⟨
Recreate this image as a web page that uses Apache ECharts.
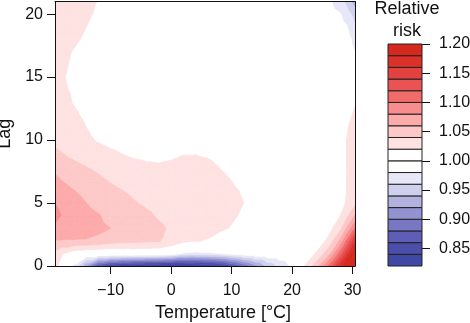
<!DOCTYPE html>
<html>
<head>
<meta charset="utf-8">
<script src="https://cdn.jsdelivr.net/npm/echarts@6/dist/echarts.min.js"></script>
<style>
  html, body { margin: 0; padding: 0; background: #fff; }
  #chart { width: 470px; height: 323px; }
</style>
</head>
<body>
<div id="chart"></div>
<script>
// grid of the surface
var temps = [-19.2, -18, -16, -14, -12, -10, -8, -6, -4, -2, 0, 2, 4, 6, 8, 10, 12, 14, 16, 18, 20, 22, 24, 26, 28, 29, 30.4];
var lags = [0, 1, 2, 3, 4, 5, 6, 7, 8, 9, 10, 11, 12, 13, 14, 15, 16, 17, 18, 19, 20, 21];

// relative risk, one row per lag (row 0 = lag 0), one column per temperature
var rrByLag = [
  [1.030, 1.005, 0.975, 0.920, 0.860, 0.835, 0.825, 0.820, 0.815, 0.812, 0.812, 0.812, 0.815, 0.820, 0.832, 0.855, 0.885, 0.915, 0.945, 0.965, 0.985, 1.020, 1.050, 1.100, 1.170, 1.210, 1.260],
  [1.032, 1.022, 1.008, 1.004, 1.003, 1.003, 1.004, 1.005, 1.005, 1.004, 0.998, 0.978, 0.975, 0.977, 0.980, 0.988, 0.995, 1.000, 1.000, 1.000, 1.000, 1.003, 1.022, 1.050, 1.110, 1.150, 1.210],
  [1.059, 1.059, 1.059, 1.059, 1.057, 1.050, 1.047, 1.045, 1.043, 1.041, 1.034, 1.025, 1.021, 1.019, 1.013, 1.008, 1.005, 1.002, 1.000, 1.000, 1.000, 1.000, 1.005, 1.025, 1.065, 1.100, 1.160],
  [1.076, 1.073, 1.069, 1.066, 1.063, 1.060, 1.056, 1.052, 1.048, 1.043, 1.038, 1.033, 1.029, 1.026, 1.023, 1.019, 1.013, 1.008, 1.005, 1.002, 1.000, 1.000, 1.003, 1.012, 1.035, 1.060, 1.100],
  [1.086, 1.079, 1.071, 1.065, 1.061, 1.056, 1.052, 1.048, 1.043, 1.038, 1.034, 1.031, 1.029, 1.027, 1.025, 1.022, 1.018, 1.010, 1.006, 1.003, 1.001, 1.000, 1.002, 1.006, 1.020, 1.035, 1.060],
  [1.080, 1.074, 1.066, 1.060, 1.055, 1.050, 1.046, 1.041, 1.037, 1.034, 1.032, 1.031, 1.031, 1.030, 1.028, 1.025, 1.020, 1.013, 1.008, 1.004, 1.002, 1.001, 1.002, 1.005, 1.013, 1.022, 1.035],
  [1.070, 1.066, 1.060, 1.055, 1.050, 1.044, 1.040, 1.036, 1.033, 1.031, 1.030, 1.030, 1.031, 1.030, 1.027, 1.023, 1.018, 1.011, 1.006, 1.003, 1.002, 1.001, 1.002, 1.005, 1.011, 1.020, 1.027],
  [1.063, 1.058, 1.052, 1.047, 1.042, 1.037, 1.033, 1.030, 1.028, 1.027, 1.027, 1.028, 1.029, 1.028, 1.024, 1.019, 1.013, 1.008, 1.005, 1.003, 1.002, 1.001, 1.002, 1.005, 1.011, 1.020, 1.027],
  [1.050, 1.047, 1.043, 1.039, 1.035, 1.031, 1.027, 1.024, 1.022, 1.021, 1.022, 1.024, 1.025, 1.024, 1.019, 1.014, 1.010, 1.006, 1.004, 1.002, 1.001, 1.001, 1.002, 1.005, 1.011, 1.020, 1.027],
  [1.043, 1.040, 1.035, 1.031, 1.027, 1.023, 1.019, 1.016, 1.015, 1.015, 1.017, 1.019, 1.019, 1.017, 1.013, 1.009, 1.006, 1.004, 1.002, 1.001, 1.000, 1.000, 1.002, 1.005, 1.011, 1.020, 1.026],
  [1.036, 1.033, 1.029, 1.024, 1.018, 1.014, 1.011, 1.009, 1.008, 1.008, 1.009, 1.010, 1.010, 1.009, 1.007, 1.005, 1.003, 1.002, 1.001, 1.000, 1.000, 1.000, 1.002, 1.005, 1.011, 1.020, 1.025],
  [1.032, 1.030, 1.026, 1.020, 1.014, 1.011, 1.009, 1.007, 1.006, 1.006, 1.006, 1.006, 1.006, 1.005, 1.004, 1.003, 1.002, 1.001, 1.000, 1.000, 1.000, 1.000, 1.002, 1.004, 1.010, 1.019, 1.024],
  [1.029, 1.027, 1.022, 1.017, 1.012, 1.009, 1.007, 1.005, 1.004, 1.004, 1.004, 1.004, 1.004, 1.003, 1.003, 1.002, 1.001, 1.000, 1.000, 1.000, 1.000, 1.000, 1.001, 1.003, 1.008, 1.016, 1.022],
  [1.027, 1.024, 1.019, 1.015, 1.011, 1.008, 1.006, 1.004, 1.003, 1.003, 1.003, 1.003, 1.003, 1.002, 1.002, 1.001, 1.000, 1.000, 1.000, 1.000, 1.000, 1.000, 1.001, 1.002, 1.006, 1.011, 1.019],
  [1.025, 1.022, 1.018, 1.014, 1.010, 1.007, 1.005, 1.004, 1.003, 1.002, 1.002, 1.002, 1.002, 1.002, 1.001, 1.001, 1.000, 1.000, 1.000, 1.000, 1.000, 0.999, 1.000, 1.001, 1.003, 1.005, 1.009],
  [1.024, 1.021, 1.017, 1.013, 1.010, 1.007, 1.005, 1.003, 1.002, 1.002, 1.002, 1.002, 1.002, 1.001, 1.001, 1.000, 1.000, 1.000, 1.000, 1.000, 0.999, 0.999, 0.999, 1.000, 1.001, 1.001, 1.000],
  [1.025, 1.022, 1.018, 1.014, 1.010, 1.007, 1.005, 1.003, 1.002, 1.002, 1.002, 1.001, 1.001, 1.001, 1.000, 1.000, 1.000, 1.000, 1.000, 0.999, 0.999, 0.999, 0.998, 0.998, 0.998, 0.997, 0.990],
  [1.026, 1.023, 1.019, 1.015, 1.011, 1.008, 1.005, 1.003, 1.002, 1.002, 1.001, 1.001, 1.001, 1.000, 1.000, 1.000, 1.000, 1.000, 0.999, 0.999, 0.999, 0.998, 0.998, 0.997, 0.996, 0.994, 0.980],
  [1.028, 1.026, 1.022, 1.018, 1.013, 1.009, 1.006, 1.004, 1.002, 1.002, 1.001, 1.001, 1.000, 1.000, 1.000, 1.000, 1.000, 0.999, 0.999, 0.999, 0.998, 0.998, 0.997, 0.995, 0.993, 0.990, 0.972],
  [1.030, 1.028, 1.024, 1.020, 1.015, 1.011, 1.007, 1.004, 1.003, 1.002, 1.001, 1.001, 1.000, 1.000, 1.000, 1.000, 0.999, 0.999, 0.999, 0.998, 0.998, 0.997, 0.996, 0.993, 0.988, 0.982, 0.962],
  [1.033, 1.031, 1.027, 1.023, 1.017, 1.012, 1.009, 1.006, 1.004, 1.003, 1.002, 1.001, 1.000, 1.000, 1.000, 0.999, 0.999, 0.999, 0.998, 0.998, 0.997, 0.996, 0.994, 0.990, 0.981, 0.970, 0.952],
  [1.035, 1.033, 1.030, 1.026, 1.019, 1.014, 1.010, 1.007, 1.005, 1.003, 1.002, 1.001, 1.000, 1.000, 1.000, 0.999, 0.999, 0.998, 0.998, 0.997, 0.996, 0.994, 0.990, 0.985, 0.968, 0.955, 0.930]
];

// colour key: band edges (low to high) and one colour per band
var breaks = [0.82, 0.84, 0.86, 0.88, 0.90, 0.92, 0.94, 0.96, 0.98, 1.00, 1.02, 1.04, 1.06, 1.08, 1.10, 1.12, 1.14, 1.16, 1.18, 1.20];
var bandColors = ['#4048a6', '#4c4eab', '#5e5eb6', '#7777c3', '#9393d2', '#b2b2e1', '#cfcfee', '#e7e7f7', '#ffffff', '#ffffff',
  '#fee2e2', '#fdc8c8', '#fcaaaa', '#f98d8d', '#f26b6b', '#ea5353', '#e34040', '#dc3129', '#d5291e'];
var legendTicks = [0.85, 0.90, 0.95, 1.00, 1.05, 1.10, 1.15, 1.20];
var xTicks = [-10, 0, 10, 20, 30];
var yTicks = [0, 5, 10, 15, 20];

var font = '"Liberation Sans", Arial, Helvetica, sans-serif';
var ink = '#111';

// keep the part of a polygon where sign * (v - level) >= 0 (v is linear on it)
function clip(poly, level, sign) {
  if (!isFinite(level)) return poly;
  var out = [];
  for (var n = 0; n < poly.length; n++) {
    var p = poly[n], q = poly[(n + 1) % poly.length];
    var pin = sign * (p.v - level) >= 0;
    var qin = sign * (q.v - level) >= 0;
    if (pin) out.push(p);
    if (pin !== qin) {
      var t = (level - p.v) / (q.v - p.v);
      out.push({ x: p.x + t * (q.x - p.x), y: p.y + t * (q.y - p.y), v: level });
    }
  }
  return out;
}

// filled contour bands from the grid, triangle by triangle
function contourBands() {
  var bands = bandColors.map(function () { return []; });
  for (var j = 0; j < lags.length - 1; j++) {
    for (var i = 0; i < temps.length - 1; i++) {
      var a = { x: temps[i], y: lags[j], v: rrByLag[j][i] };
      var b = { x: temps[i + 1], y: lags[j], v: rrByLag[j][i + 1] };
      var c = { x: temps[i + 1], y: lags[j + 1], v: rrByLag[j + 1][i + 1] };
      var d = { x: temps[i], y: lags[j + 1], v: rrByLag[j + 1][i] };
      [[a, b, c], [a, c, d]].forEach(function (tri) {
        for (var k = 0; k < bandColors.length; k++) {
          var lo = k === 0 ? -Infinity : breaks[k];
          var hi = k === bandColors.length - 1 ? Infinity : breaks[k + 1];
          var poly = clip(clip(tri, lo, 1), hi, -1);
          if (poly.length >= 3) bands[k].push(poly);
        }
      });
    }
  }
  return bands;
}
var bandPolys = contourBands();

var frameLine = { show: true, onZero: false, lineStyle: { color: ink, width: 1 } };

var chart = echarts.init(document.getElementById('chart'));
chart.setOption({
  animation: false,
  graphic: [{
    type: 'text',
    x: 407,
    y: -2,
    style: {
      text: 'Relative\nrisk',
      fontSize: 18,
      fontFamily: font,
      fill: ink,
      align: 'center',
      verticalAlign: 'top',
      lineHeight: 22
    }
  }],
  grid: [
    { left: 55, top: 1.5, width: 300, height: 264.5, containLabel: false, outerBoundsMode: 'none' },
    { left: 388, top: 44, width: 34, height: 222, containLabel: false, outerBoundsMode: 'none' }
  ],
  xAxis: [
    {
      gridIndex: 0, type: 'value', min: -19.2, max: 30.4, position: 'bottom', z: 10,
      axisLine: frameLine,
      axisTick: { show: true, length: 8, customValues: xTicks, lineStyle: { color: ink } },
      axisLabel: {
        customValues: xTicks, margin: 17, fontSize: 16, fontFamily: font, color: ink,
        formatter: function (v) { return String(v).replace('-', '\u2212'); }
      },
      splitLine: { show: false },
      name: 'Temperature [\u00b0C]', nameLocation: 'middle', nameGap: 37,
      nameTextStyle: { fontSize: 18, fontFamily: font, color: ink, padding: [0, 0, 0, 36] }
    },
    {
      gridIndex: 0, type: 'value', min: -19.2, max: 30.4, position: 'top', z: 10,
      axisLine: frameLine,
      axisTick: { show: false }, axisLabel: { show: false }, splitLine: { show: false }
    },
    { gridIndex: 1, type: 'value', min: 0, max: 1, show: false }
  ],
  yAxis: [
    {
      gridIndex: 0, type: 'value', min: 0, max: 21, position: 'left', z: 10,
      axisLine: frameLine,
      axisTick: { show: true, length: 8, customValues: yTicks, lineStyle: { color: ink } },
      axisLabel: { customValues: yTicks, margin: 12, fontSize: 16, fontFamily: font, color: ink },
      splitLine: { show: false },
      name: 'Lag', nameLocation: 'middle', nameGap: 33,
      nameTextStyle: { fontSize: 18, fontFamily: font, color: ink }
    },
    {
      gridIndex: 0, type: 'value', min: 0, max: 21, position: 'right', z: 10,
      axisLine: frameLine,
      axisTick: { show: false }, axisLabel: { show: false }, splitLine: { show: false }
    },
    {
      gridIndex: 1, type: 'value', min: 0.82, max: 1.20, position: 'right',
      axisLine: { show: false, onZero: false },
      axisTick: { show: true, length: 8, customValues: legendTicks, lineStyle: { color: ink } },
      axisLabel: {
        customValues: legendTicks, margin: 17, fontSize: 16, fontFamily: font, color: ink,
        formatter: function (v) { return v.toFixed(2); }
      },
      splitLine: { show: false }
    }
  ],
  series: [
    {
      type: 'custom',
      xAxisIndex: 0,
      yAxisIndex: 0,
      clip: true,
      silent: true,
      z: 1,
      data: [[temps[0], lags[0]]],
      renderItem: function (params, api) {
        var children = [];
        bandPolys.forEach(function (polys, k) {
          polys.forEach(function (poly) {
            children.push({
              type: 'polygon',
              shape: { points: poly.map(function (p) { return api.coord([p.x, p.y]); }) },
              style: { fill: bandColors[k], stroke: bandColors[k], lineWidth: 0.7 }
            });
          });
        });
        return { type: 'group', children: children };
      }
    },
    {
      type: 'custom',
      xAxisIndex: 2,
      yAxisIndex: 2,
      silent: true,
      data: bandColors.map(function (c, k) { return [0.5, (breaks[k] + breaks[k + 1]) / 2, k]; }),
      renderItem: function (params, api) {
        var k = api.value(2);
        var p0 = api.coord([0, breaks[k]]);
        var p1 = api.coord([1, breaks[k + 1]]);
        return {
          type: 'rect',
          shape: { x: p0[0], y: p1[1], width: p1[0] - p0[0], height: p0[1] - p1[1] },
          style: { fill: bandColors[k], stroke: '#222', lineWidth: 1 }
        };
      }
    }
  ]
});
</script>
</body>
</html>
⟩
The lines from the top of the data above through the one holding "19, 20, 21];" are to be repeated exactly, and only those, with no pictures.

▶ **ANSWER TO THE TASK**:
Recreate this image as a web page that uses Apache ECharts.
<!DOCTYPE html>
<html>
<head>
<meta charset="utf-8">
<script src="https://cdn.jsdelivr.net/npm/echarts@6/dist/echarts.min.js"></script>
<style>
  html, body { margin: 0; padding: 0; background: #fff; }
  #chart { width: 470px; height: 323px; }
</style>
</head>
<body>
<div id="chart"></div>
<script>
// grid of the surface
var temps = [-19.2, -18, -16, -14, -12, -10, -8, -6, -4, -2, 0, 2, 4, 6, 8, 10, 12, 14, 16, 18, 20, 22, 24, 26, 28, 29, 30.4];
var lags = [0, 1, 2, 3, 4, 5, 6, 7, 8, 9, 10, 11, 12, 13, 14, 15, 16, 17, 18, 19, 20, 21];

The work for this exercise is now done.